◆ INFORMATION SHOWN
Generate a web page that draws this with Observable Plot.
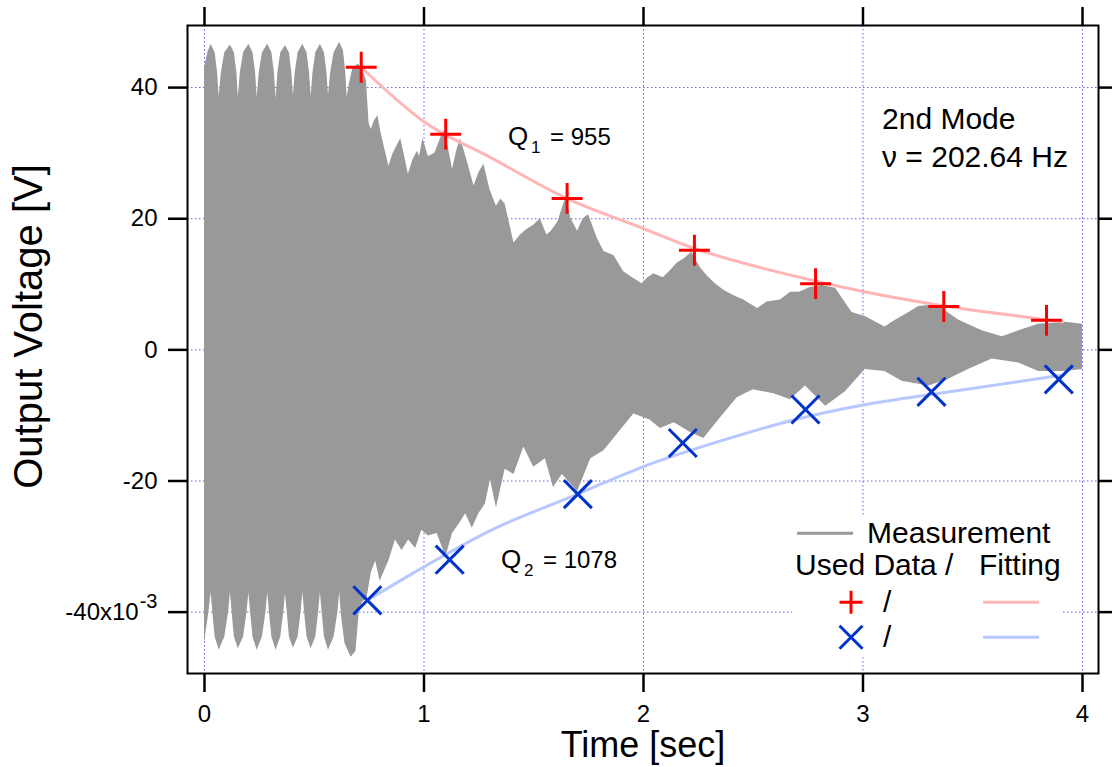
<!DOCTYPE html>
<html><head><meta charset="utf-8">
<script src="https://cdn.jsdelivr.net/npm/d3@7"></script>
<script src="https://cdn.jsdelivr.net/npm/@observablehq/plot@0.6"></script>
<style>body{margin:0;background:#fff;} svg{display:block}</style>
</head><body><div id="chart"></div>
<script>
const upperT = [0.000,0.015,0.030,0.0485,0.0596,0.067,
  0.077,0.0925,0.118,0.136,0.1476,0.154,
  0.1636,0.178,0.202,0.221,0.2328,0.240,
  0.2496,0.264,0.288,0.307,0.3184,0.326,
  0.3346,0.3475,0.369,0.387,0.3978,0.405,
  0.4136,0.4265,0.448,0.467,0.4784,0.486,
  0.4944,0.507,0.528,0.5465,0.5576,0.565,
  0.575,0.5905,0.616,0.633,0.643,0.650,
  0.660,0.675,0.700,0.720,0.738,0.750,0.760,0.775,0.790,0.805,
  0.840,0.860,0.894,0.912,0.929,0.950,0.970,0.980,0.995,1.020,
  1.050,1.090,1.110,1.130,1.150,1.167,1.195,1.228,1.250,1.273,
  1.300,1.330,1.350,1.370,1.410,1.440,1.470,1.500,1.530,1.560,
  1.580,1.610,1.645,1.670,1.700,1.725,1.750,1.790,1.820,1.865,
  1.910,1.950,1.994,2.020,2.047,2.090,2.120,2.153,2.190,2.220,
  2.260,2.290,2.330,2.366,2.410,2.457,2.520,2.563,2.624,2.670,
  2.710,2.760,2.814,2.875,2.950,3.010,3.100,3.148,3.200,3.254,
  3.310,3.360,3.437,3.543,3.634,3.710,3.800,3.923,4.000];
const upperV = [43.0,45.3,46.6,45.3,42.3,38.6,
  42.3,45.3,46.5,45.3,42.3,38.5,
  42.3,45.3,46.6,45.3,42.3,38.5,
  42.3,45.3,46.6,45.3,42.3,38.3,
  42.3,45.3,46.4,45.3,42.3,38.8,
  42.3,45.3,46.6,45.3,42.3,38.6,
  42.3,45.3,46.6,45.3,42.3,38.8,
  42.3,45.3,46.9,45.6,42.5,38.5,
  40.5,42.8,43.6,42.8,41.0,34.5,33.6,35.0,35.7,33.0,
  28.0,30.0,32.2,29.5,26.8,29.0,30.3,29.5,32.2,29.5,
  30.0,33.5,31.0,27.5,30.5,32.2,29.0,25.0,27.0,28.3,
  24.5,21.9,23.0,22.2,16.3,17.5,18.4,19.0,20.0,17.5,
  18.1,19.5,23.1,20.0,18.1,20.0,20.6,17.0,15.0,14.4,
  11.9,11.0,10.1,11.0,11.6,11.0,12.0,13.2,14.0,14.9,
  12.5,11.3,10.0,9.1,8.3,7.6,6.3,7.3,7.6,8.8,
  8.8,9.5,9.8,9.4,5.7,5.1,3.5,4.5,5.5,6.6,
  6.8,6.3,4.5,2.9,2.0,2.9,3.9,4.2,3.9];
const lowerT = [0.000,0.020,0.030,0.038,0.0485,0.067,
  0.0925,0.110,0.118,0.126,0.136,0.154,
  0.178,0.194,0.202,0.210,0.221,0.240,
  0.264,0.280,0.288,0.296,0.307,0.326,
  0.3475,0.361,0.369,0.377,0.387,0.405,
  0.4265,0.440,0.448,0.456,0.467,0.486,
  0.507,0.520,0.528,0.536,0.5465,0.565,
  0.5905,0.608,0.616,0.624,0.640,0.668,
  0.690,0.705,0.720,0.740,0.760,0.780,0.800,
  0.840,0.870,0.900,0.930,0.962,0.990,1.020,1.060,1.100,1.130,1.160,
  1.190,1.220,1.250,1.280,1.303,1.330,1.370,1.410,1.455,1.500,
  1.553,1.590,1.630,1.700,1.760,1.820,1.880,1.956,2.030,2.077,
  2.140,2.214,2.275,2.350,2.427,2.500,2.594,2.670,2.738,2.830,
  2.920,3.010,3.100,3.178,3.300,3.390,3.480,3.589,3.710,3.800,
  3.923,4.000];
const lowerV = [-44.8,-40.0,-37.0,-40.0,-43.8,-45.8,
  -43.8,-40.0,-37.0,-40.0,-43.8,-45.6,
  -43.8,-40.0,-37.0,-40.0,-43.8,-45.8,
  -43.8,-40.0,-37.0,-40.0,-43.8,-45.8,
  -43.8,-40.0,-37.2,-40.0,-43.8,-45.5,
  -43.8,-40.0,-37.0,-40.0,-43.8,-45.6,
  -43.8,-40.0,-37.0,-40.0,-43.8,-45.8,
  -43.8,-40.0,-37.0,-40.5,-44.8,-46.9,
  -46.0,-40.0,-38.5,-38.0,-34.0,-32.2,-35.3,
  -32.2,-29.0,-30.6,-29.0,-30.3,-27.5,-28.4,-28.0,-31.6,-28.0,-26.6,
  -25.0,-27.2,-25.0,-23.5,-19.8,-24.1,-18.2,-19.0,-14.8,-17.9,
  -16.6,-21.0,-19.0,-21.6,-16.6,-15.4,-12.9,-9.8,-10.7,-12.0,
  -11.1,-12.6,-13.5,-10.4,-7.3,-6.1,-6.7,-7.6,-5.5,-8.6,
  -6.4,-3.0,-3.3,-4.8,-5.5,-4.5,-3.0,-1.4,-2.0,-3.3,
  -3.3,-3.0];

// Used data points
const usedUpperT = [0.714,1.099,1.652,2.232,2.784,3.368,3.836];
const usedUpperV = [43.1,32.9,23.1,15.2,10.1,6.6,4.5];
const usedLowerT = [0.742,1.117,1.701,2.179,2.738,3.312,3.892];
const usedLowerV = [-38.2,-32.0,-22.0,-14.2,-9.1,-6.4,-4.5];

// Fitted envelopes
const fitUpperT = [0.714,1.0,1.3,1.65,2.0,2.23,2.67,3.0,3.37,3.84,3.91];
const fitUpperV = [43.1,34.8,29.4,23.1,18.5,15.5,11.4,8.9,6.7,4.6,4.3];
const fitLowerT = [0.742,1.0,1.3,1.7,2.0,2.37,2.67,3.0,3.31,3.9];
const fitLowerV = [-38.2,-33.1,-27.6,-22.0,-17.8,-13.7,-10.8,-8.4,-6.8,-3.9];

const xTicks = [0,1,2,3,4];
const yTicks = [-40,-20,0,20,40];
const yTickLabels = ["-40x10","-20","0","20","40"];

const font = "'Liberation Sans', Arial, Helvetica, sans-serif";
const zip = (T, V) => T.map((t, i) => ({t, v: V[i]}));
const up = zip(upperT, upperV), lo = zip(lowerT, lowerV);
const uu = zip(usedUpperT, usedUpperV), ul = zip(usedLowerT, usedLowerV);
const fu = zip(fitUpperT, fitUpperV), fl = zip(fitLowerT, fitLowerV);

const gridStyle = {stroke: "#5a5aff", strokeOpacity: 1, strokeWidth: 1, strokeDasharray: "1.5,2.5"};
const plot = Plot.plot({
  width: 1112, height: 767,
  marginLeft: 187, marginRight: 14, marginTop: 25, marginBottom: 94,
  x: {domain: [-0.0774, 4.0729]},
  y: {domain: [-49.36, 49.47]},
  style: {fontFamily: font, background: "white", color: "black", overflow: "visible"},
  marks: [
    Plot.gridX(xTicks, gridStyle),
    Plot.gridY(yTicks, gridStyle),
    Plot.areaY(up, {x: "t", y1: -1, y2: "v", fill: "#999999"}),
    Plot.areaY(lo, {x: "t", y1: "v", y2: 1, fill: "#999999"}),
    Plot.line(fu, {x: "t", y: "v", stroke: "#ffb5b5", strokeWidth: 3, curve: "monotone-x"}),
    Plot.line(fl, {x: "t", y: "v", stroke: "#b8c8ff", strokeWidth: 3, curve: "monotone-x"}),
    Plot.dot(uu, {x: "t", y: "v", symbol: "plus", r: 10, stroke: "#ff0000", strokeWidth: 3}),
    Plot.dot(ul, {x: "t", y: "v", symbol: "times", r: 12.8, stroke: "#0033cc", strokeWidth: 3}),
    Plot.frame({stroke: "black", strokeWidth: 2}),
    Plot.axisX(xTicks, {anchor: "bottom", tickSize: 19, tickPadding: 12, fontSize: 24, strokeWidth: 2.5, label: null, tickFormat: d => String(d)}),
    Plot.axisX(xTicks, {anchor: "top", tickSize: 19, strokeWidth: 2.5, label: null, tickFormat: () => ""}),
    Plot.axisY(yTicks, {anchor: "left", tickSize: 19, tickPadding: 11, fontSize: 24, strokeWidth: 2.5, label: null, tickFormat: d => yTickLabels[yTicks.indexOf(d)]}),
    Plot.axisY(yTicks, {anchor: "right", tickSize: 19, strokeWidth: 2.5, label: null, tickFormat: () => ""}),
    Plot.text(["Time [sec]"], {frameAnchor: "bottom", text: d => d, textAnchor: "middle", lineAnchor: "middle", dy: 72, fontSize: 36}),
    Plot.text(["Output Voltage [V]"], {frameAnchor: "left", text: d => d, textAnchor: "middle", lineAnchor: "middle", rotate: -90, dx: -158, dy: -23, fontSize: 40})
  ]
});
document.getElementById("chart").appendChild(plot);

const svg = d3.select(plot);
// superscript on the -40 tick label
svg.selectAll("text").filter(function () { return this.textContent === "-40x10"; })
  .append("tspan").attr("dx", 1).attr("dy", "-0.6em").attr("font-size", 20).text("-3");

const sx = plot.scale("x"), sy = plot.scale("y");
const g = svg.append("g").attr("font-family", font).attr("fill", "black").attr("text-anchor", "start");

// Q labels
function qLabel(t, v, sub, rest) {
  const x = sx.apply(t), y = sy.apply(v);
  g.append("text").attr("x", x).attr("y", y).attr("font-size", 26).text("Q");
  g.append("text").attr("x", x + 23).attr("y", y + 8).attr("font-size", 17).text(sub);
  g.append("text").attr("x", x + 42).attr("y", y).attr("font-size", 24).text(rest);
}
qLabel(1.385, 31.1, "1", "= 955");
qLabel(1.353, -33.4, "2", "= 1078");

// Mode annotation
{
  const x = sx.apply(3.089), y = sy.apply(33.55);
  g.append("text").attr("x", x).attr("y", y).attr("font-size", 30).text("2nd Mode");
  g.append("text").attr("x", x).attr("y", y + 38).attr("font-size", 30).text("\u03bd = 202.64 Hz");
}

// Legend
{
  const x0 = sx.apply(2.679), y0 = sy.apply(-25.3);
  const L = g.append("g").attr("transform", `translate(${x0},${y0})`);
  L.append("rect").attr("x", 0).attr("y", 0).attr("width", 271).attr("height", 142).attr("fill", "white");
  L.append("line").attr("x1", 5).attr("x2", 61).attr("y1", 18).attr("y2", 18).attr("stroke", "#999999").attr("stroke-width", 3);
  L.append("text").attr("x", 75).attr("y", 28).attr("font-size", 30).text("Measurement");
  L.append("text").attr("x", 3).attr("y", 60).attr("font-size", 30).text("Used Data /");
  L.append("text").attr("x", 187).attr("y", 60).attr("font-size", 30).text("Fitting");
  const h = 11.5;
  L.append("path").attr("d", `M${59 - h},87H${59 + h}M59,${87 - h}V${87 + h}`).attr("stroke", "#ff0000").attr("stroke-width", 3).attr("fill", "none");
  L.append("path").attr("d", `M${59 - h},${122 - h}L${59 + h},${122 + h}M${59 - h},${122 + h}L${59 + h},${122 - h}`).attr("stroke", "#0033cc").attr("stroke-width", 3).attr("fill", "none");
  L.append("text").attr("x", 91).attr("y", 97).attr("font-size", 30).text("/");
  L.append("text").attr("x", 91).attr("y", 132).attr("font-size", 30).text("/");
  L.append("line").attr("x1", 191).attr("x2", 247).attr("y1", 87).attr("y2", 87).attr("stroke", "#ffb5b5").attr("stroke-width", 3);
  L.append("line").attr("x1", 191).attr("x2", 247).attr("y1", 122).attr("y2", 122).attr("stroke", "#b8c8ff").attr("stroke-width", 3);
}
</script>
</body></html>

◆ GOAL OF THE EXERCISE
Gather all lines from the listing above in which "this" occurs.

◆ REPLY
Generate a web page that draws this with Observable Plot.
svg.selectAll("text").filter(function () { return this.textContent === "-40x10"; })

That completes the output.